==== Data lines

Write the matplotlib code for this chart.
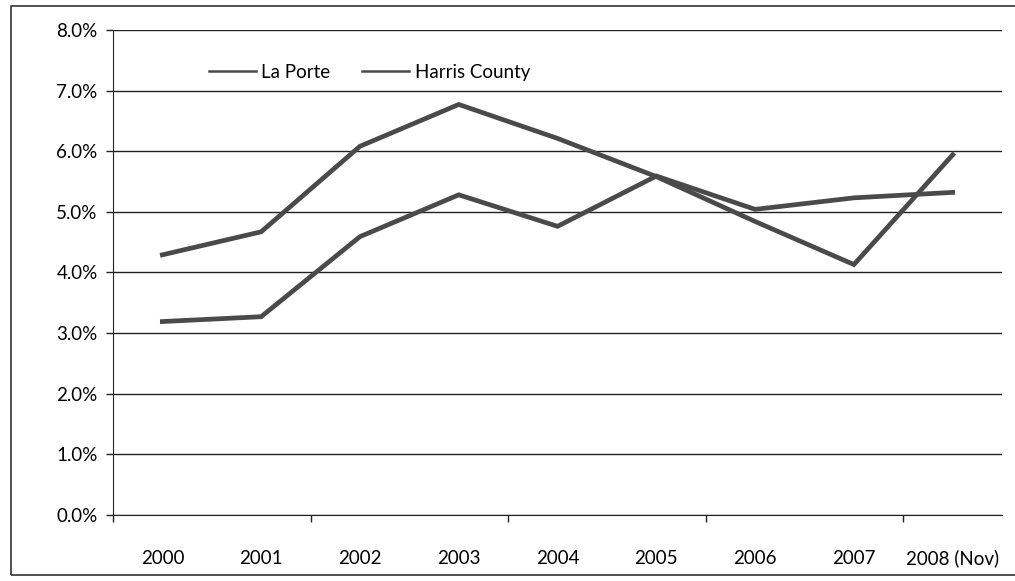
import matplotlib.pyplot as plt
from matplotlib.patches import Rectangle
from matplotlib.lines import Line2D
from matplotlib.ticker import FuncFormatter, FixedLocator

# unemployment rate, percent
years = ['2000', '2001', '2002', '2003', '2004', '2005', '2006', '2007', '2008 (Nov)']
la_porte = [3.19, 3.27, 4.59, 5.28, 4.76, 5.59, 5.04, 5.23, 5.32]
harris_county = [4.29, 4.67, 6.08, 6.77, 6.21, 5.58, 4.84, 4.13, 5.94]

plt.rcParams['font.family'] = ['Lato', 'DejaVu Sans']
fs = 13.5

fig = plt.figure(figsize=(10.15, 5.81), dpi=100)
ax = fig.add_axes([0.1113, 0.1136, 0.876, 0.835])

line_color = '#4a4a4a'
x = list(range(len(years)))
ax.plot(x, la_porte, color=line_color, lw=3.4, solid_joinstyle='miter', label='La Porte')
ax.plot(x, harris_county, color=line_color, lw=3.4, solid_joinstyle='miter', label='Harris County')

ax.set_xlim(-0.5, len(years) - 0.5)
ax.set_ylim(0, 8)
ax.set_yticks([i for i in range(9)])
ax.yaxis.set_major_formatter(FuncFormatter(lambda v, p: '{:.1f}%'.format(v)))
ax.yaxis.grid(True, color='#222222', lw=1.0)
ax.set_axisbelow(True)

# category labels centred, tick marks every second boundary
ax.xaxis.set_major_locator(FixedLocator([-0.5, 1.5, 3.5, 5.5, 7.5]))
ax.set_xticklabels([])
ax.xaxis.set_minor_locator(FixedLocator(x))
ax.set_xticklabels(years, minor=True)
ax.tick_params(axis='x', which='minor', length=0, pad=25, labelsize=fs)
ax.tick_params(axis='x', which='major', length=5, width=1, direction='out', color='#222222')
ax.tick_params(axis='y', length=5, width=1, color='#222222', labelsize=fs, pad=6)

for s in ['top', 'right']:
    ax.spines[s].set_visible(False)
ax.spines['left'].set_color('#222222')
ax.spines['bottom'].set_color('#222222')

handles = [Line2D([], [], color=line_color, lw=1.8) for _ in range(2)]
ax.legend(handles, ['La Porte', 'Harris County'], loc='center left',
          bbox_to_anchor=(0.089, 0.913), ncol=2, frameon=False,
          fontsize=fs, handlelength=2.5, handletextpad=0.3, columnspacing=1.7)

# chart border
fig.patches.append(Rectangle((0.011, 0.01), 0.995, 0.98, transform=fig.transFigure,
                             fill=False, edgecolor='#333333', lw=1.2))

fig.savefig('out.png', dpi=100)
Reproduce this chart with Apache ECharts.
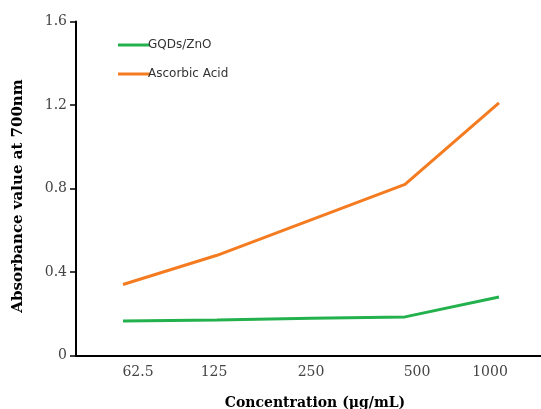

========

### [Exercise]
From the opening line of the entries above to the line containing "4.84, 4.13, 5.94]", please transcribe each line exactly, skipping every picture.

### [Result below]
Write the matplotlib code for this chart.
import matplotlib.pyplot as plt
from matplotlib.patches import Rectangle
from matplotlib.lines import Line2D
from matplotlib.ticker import FuncFormatter, FixedLocator

# unemployment rate, percent
years = ['2000', '2001', '2002', '2003', '2004', '2005', '2006', '2007', '2008 (Nov)']
la_porte = [3.19, 3.27, 4.59, 5.28, 4.76, 5.59, 5.04, 5.23, 5.32]
harris_county = [4.29, 4.67, 6.08, 6.77, 6.21, 5.58, 4.84, 4.13, 5.94]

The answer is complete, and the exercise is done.